The Harvard Summer School is going global this June—even for students who will remain on this side of the Charles.
SAST-S140: “Social Development in Pakistan” will bring together Harvard Summer School students and Pakistani activists and scholars through real-time video conferencing between Cambridge and Islamabad.
The course will examine development-based movements throughout Pakistan through a series of three-hour modules.
While the Harvard Summer School offers a variety of summer study abroad programs, this is the first truly “bi-locational” course offered, according to the class syllabus.
“We do have the technology to do this,” said Elisabeth L. Laskin, associate dean for academic affairs at the Harvard Summer School. “But we’ve never done anything like this before, where it’s really a course being offered in real time here and in Islamabad.”
Each year, the Harvard Summer School program accepts course proposals from faculty outside of Harvard. The proposals are passed on to Harvard departments that might be interested in offering credit for the course.
SAST-S140 was proposed by Margaret E. Ronkin, senior fellow of the American Institute of Pakistan Studies, who taught a previous version of this course at Georgetown University.
Speaking from Islamabad, where she is currently conducting research on African-Pakistani constructions of identity, Ronkin said she conceived of the course through conversations with colleagues about negative perceptions of Iraq and Pakistan after 9/11.

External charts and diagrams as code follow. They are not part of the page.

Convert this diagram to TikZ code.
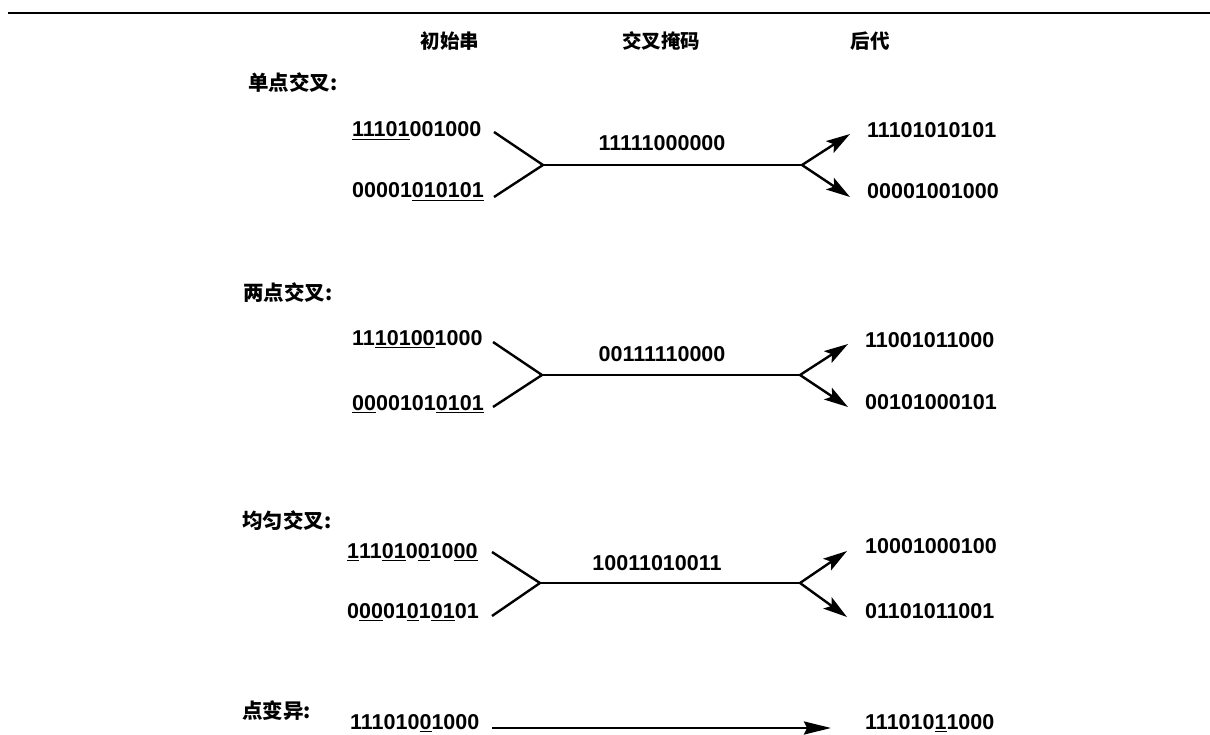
\documentclass[tikz,border=0pt]{standalone}
\usepackage{fontspec}
\setmainfont{Liberation Sans}
\newfontfamily\cjk{Noto Sans CJK SC}
\usetikzlibrary{arrows.meta}
\newbox\ulnbox
\newcommand\uln[1]{\setbox\ulnbox\hbox{#1}\rlap{\rule[-3.2pt]{\wd\ulnbox}{1.6pt}}\box\ulnbox\relax}
\begin{document}
\begin{tikzpicture}[x=1pt,y=-1pt,
  bits/.style={inner sep=0pt, anchor=base west, font=\bfseries\fontsize{21.5}{24}\selectfont},
  mask/.style={inner sep=0pt, anchor=base, font=\bfseries\fontsize{21.5}{24}\selectfont},
  lab/.style={inner sep=0pt, anchor=west, font=\cjk\bfseries\fontsize{20.5}{24}\selectfont},
  hdr/.style={inner sep=0pt, font=\cjk\bfseries\fontsize{19.5}{22}\selectfont},
  ln/.style={line width=2.4pt, line join=miter},
  arr/.style={line width=2.4pt, -{Stealth[length=24pt,width=14pt,inset=5pt]}},
  arrm/.style={line width=2.4pt, -{Stealth[length=27pt,width=13pt,inset=3pt]}}]
\useasboundingbox (0,0) rectangle (1210,735);
% top rule
\draw[line width=2pt] (8,13) -- (1210,13);
% headers
\node[hdr] (h1) at (450,41) {初始串};
\node[hdr] (h2) at (661,41) {交叉掩码};
\node[hdr] (h3) at (870,41) {后代};

% ---- single point crossover
\node[lab] (l1) at (248,83) {单点交叉:};
\node[bits] (a1) at (352,137) {\uln{11101}001000};
\node[bits] (b1) at (352,198) {00001\uln{010101}};
\node[mask] (m1) at (662,151) {11111000000};
\node[bits] (c1) at (867,138) {11101010101};
\node[bits] (d1) at (867,199) {00001001000};
\coordinate (a1s) at (494,132);
\coordinate (b1s) at (494,197);
\coordinate (j1) at (543,165);
\coordinate (k1) at (802,165);
\coordinate (t1u) at (850,134);
\coordinate (t1d) at (850,197);
\draw[ln] (a1s) -- (j1) -- (b1s);
\draw[ln] (j1) -- (k1);
\draw[arr] (k1) -- (t1u);
\draw[arr] (k1) -- (t1d);

% ---- two point crossover
\node[lab] (l2) at (243,293) {两点交叉:};
\node[bits] (a2) at (352,345) {11\uln{10100}1000};
\node[bits] (b2) at (352,410) {\uln{00}00101\uln{0101}};
\node[mask] (m2) at (662,361) {00111110000};
\node[bits] (c2) at (865,347) {11001011000};
\node[bits] (d2) at (865,409) {00101000101};
\coordinate (a2s) at (493,342);
\coordinate (b2s) at (493,407);
\coordinate (j2) at (542,375);
\coordinate (k2) at (800,375);
\coordinate (t2u) at (848,344);
\coordinate (t2d) at (848,407);
\draw[ln] (a2s) -- (j2) -- (b2s);
\draw[ln] (j2) -- (k2);
\draw[arr] (k2) -- (t2u);
\draw[arr] (k2) -- (t2d);

% ---- uniform crossover
\node[lab] (l3) at (242,521) {均匀交叉:};
\node[bits] (a3) at (347,558) {\uln{1}11\uln{01}0\uln{0}10\uln{00}};
\node[bits] (b3) at (347,618) {0\uln{00}01\uln{0}1\uln{01}01};
\node[mask] (m3) at (657,570) {10011010011};
\node[bits] (c3) at (865,553) {10001000100};
\node[bits] (d3) at (865,618) {01101011001};
\coordinate (a3s) at (492,552);
\coordinate (b3s) at (492,616);
\coordinate (j3) at (540,583);
\coordinate (k3) at (800,583);
\coordinate (t3u) at (847,551);
\coordinate (t3d) at (847,617);
\draw[ln] (a3s) -- (j3) -- (b3s);
\draw[ln] (j3) -- (k3);
\draw[arr] (k3) -- (t3u);
\draw[arr] (k3) -- (t3d);

% ---- point mutation
\node[lab] (l4) at (242,711) {点变异:};
\node[bits] (a4) at (350,729) {111010\uln{0}1000};
\node[bits] (c4) at (865,729) {111010\uln{1}1000};
\coordinate (a4s) at (492,728);
\coordinate (c4e) at (831,728);
\draw[arrm] (a4s) -- (c4e);
\end{tikzpicture}
\end{document}
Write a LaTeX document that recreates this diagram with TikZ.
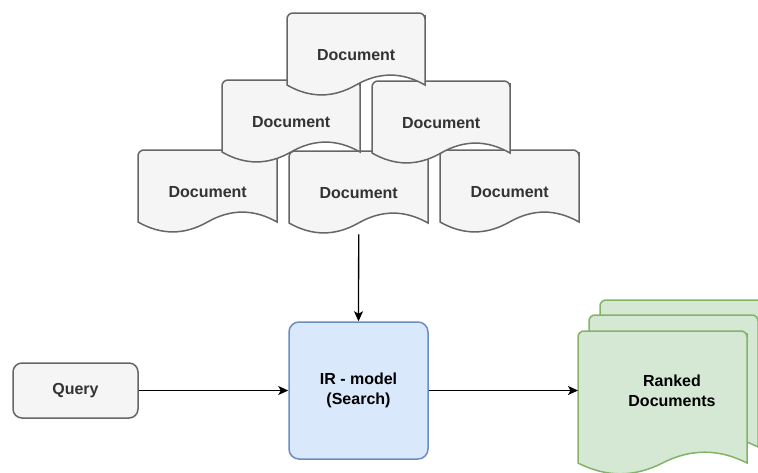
\documentclass[tikz,border=0pt]{standalone}
\usepackage{fontspec}
\setmainfont{Liberation Sans}
\usetikzlibrary{arrows.meta}

\definecolor{docfill}{HTML}{F5F5F5}
\definecolor{docline}{HTML}{666666}
\definecolor{doctext}{HTML}{333333}
\definecolor{irfill}{HTML}{DAE8FC}
\definecolor{irline}{HTML}{6C8EBF}
\definecolor{rkfill}{HTML}{D5E8D4}
\definecolor{rkline}{HTML}{82B366}

\tikzset{
  docgrey/.style={fill=docfill, draw=docline, line width=1.5pt},
  docgreen/.style={fill=rkfill, draw=rkline, line width=1.5pt},
  labeltext/.style={font=\bfseries\fontsize{16}{20}\selectfont, align=center, inner sep=0pt},
  flow/.style={line width=1.3pt, -{Stealth[length=10pt, width=9pt, inset=2.5pt]}},
}

% #1 name, #2 left, #3 top, #4 width, #5 height, #6 wave depth, #7 style, #8 text
\newcommand\docshape[8]{%
  \begin{scope}[shift={(#2,#3)}]
    \path[#7] (0,{#5-0.5*#6}) [rounded corners=6pt] -- (0,0) -- (#4,0) -- (#4,8)
      [sharp corners] -- (#4,{#5-0.5*#6})
      .. controls ({5*#4/6},{#5-1.1*#6}) and ({2*#4/3},{#5-1.1*#6}) .. ({#4/2},{#5-0.5*#6})
      .. controls ({#4/3},{#5+0.1*#6}) and ({#4/6},{#5+0.1*#6}) .. (0,{#5-0.5*#6}) -- cycle;
    \node[labeltext, text=doctext, minimum width=#4pt, minimum height=#5pt, anchor=north west]
      (#1) at (0,0) {#8};
  \end{scope}}

\begin{document}
\begin{tikzpicture}[x=1pt, y=-1pt]
  \useasboundingbox (0,0) rectangle (758,472);

  % stack of source documents, back to front
  \docshape{d4}{138}{150}{139}{83}{22}{docgrey}{Document}
  \docshape{d5}{289}{151}{139}{83}{22}{docgrey}{Document}
  \docshape{d6}{440}{150}{139}{83}{22}{docgrey}{Document}
  \docshape{d2}{222}{80}{138}{83}{22}{docgrey}{Document}
  \docshape{d3}{372}{81}{138}{83}{22}{docgrey}{Document}
  \docshape{d1}{287}{13}{138}{83}{22}{docgrey}{Document}

  % query and model
  \node[labeltext, text=doctext, fill=docfill, draw=docline, line width=1.5pt,
        rounded corners=9pt, minimum width=125pt, minimum height=55pt]
        (query) at (75.5,390.5) {Query};
  \node[labeltext, text=black, fill=irfill, draw=irline, line width=1.5pt,
        rounded corners=10pt, minimum width=139pt, minimum height=137pt]
        (ir) at (358.5,390.5) {IR - model\\(Search)};

  % ranked output documents
  \docshape{rk3}{600}{300}{169}{144}{24}{docgreen}{}
  \docshape{rk2}{589}{315}{169}{144}{24}{docgreen}{}
  \docshape{rk1}{578}{331}{169}{144}{24}{docgreen}{}
  \node[labeltext, text=black] (rktext) at (672,391) {Ranked\\Documents};

  % connectors
  \draw[flow] (d5.south) -- (ir.north);
  \draw[flow] (query.east) -- (ir.west);
  \draw[flow] (ir.east) -- (ir.east -| rk1.west);
\end{tikzpicture}
\end{document}
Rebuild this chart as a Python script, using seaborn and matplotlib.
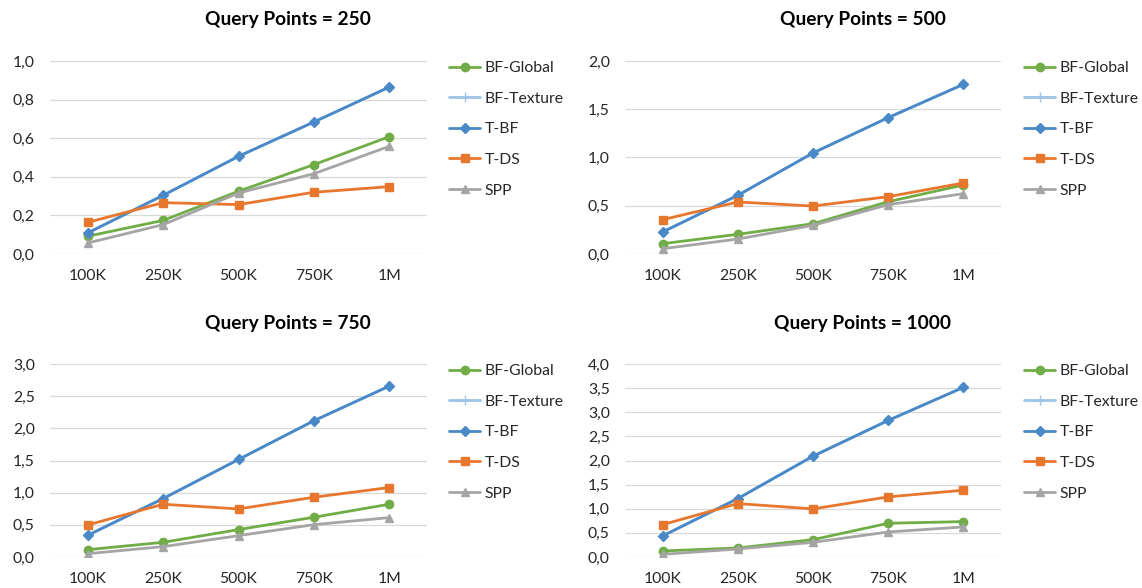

“What we really needed,” she said, “was a course that could refocus away, in some way, from the kind of monologic discourse about the war on terror and about national security.”
The course will begin with a weeklong orientation of social development in Pakistan and interview-based research, according to the syllabus. Students will then hear lectures by and conduct interviews with experts in Pakistan through video conferences, on topics ranging from urban development to arts-based initiatives.
Ronkin has been working with her colleagues throughout Pakistan to coordinate guest speakers. So far, the lineup includes Nobel Prize nominee Shoaib Sultan Khan and United Nations Gender Specialist Salman Asif, among others.
Ronkin emphasized the benefits of the unconventional format of the course. “This feeling that you get [from real-time video conferencing] is simply not available in a normal class and form in the same way,” she said. “It’s very real and immediate and personal.”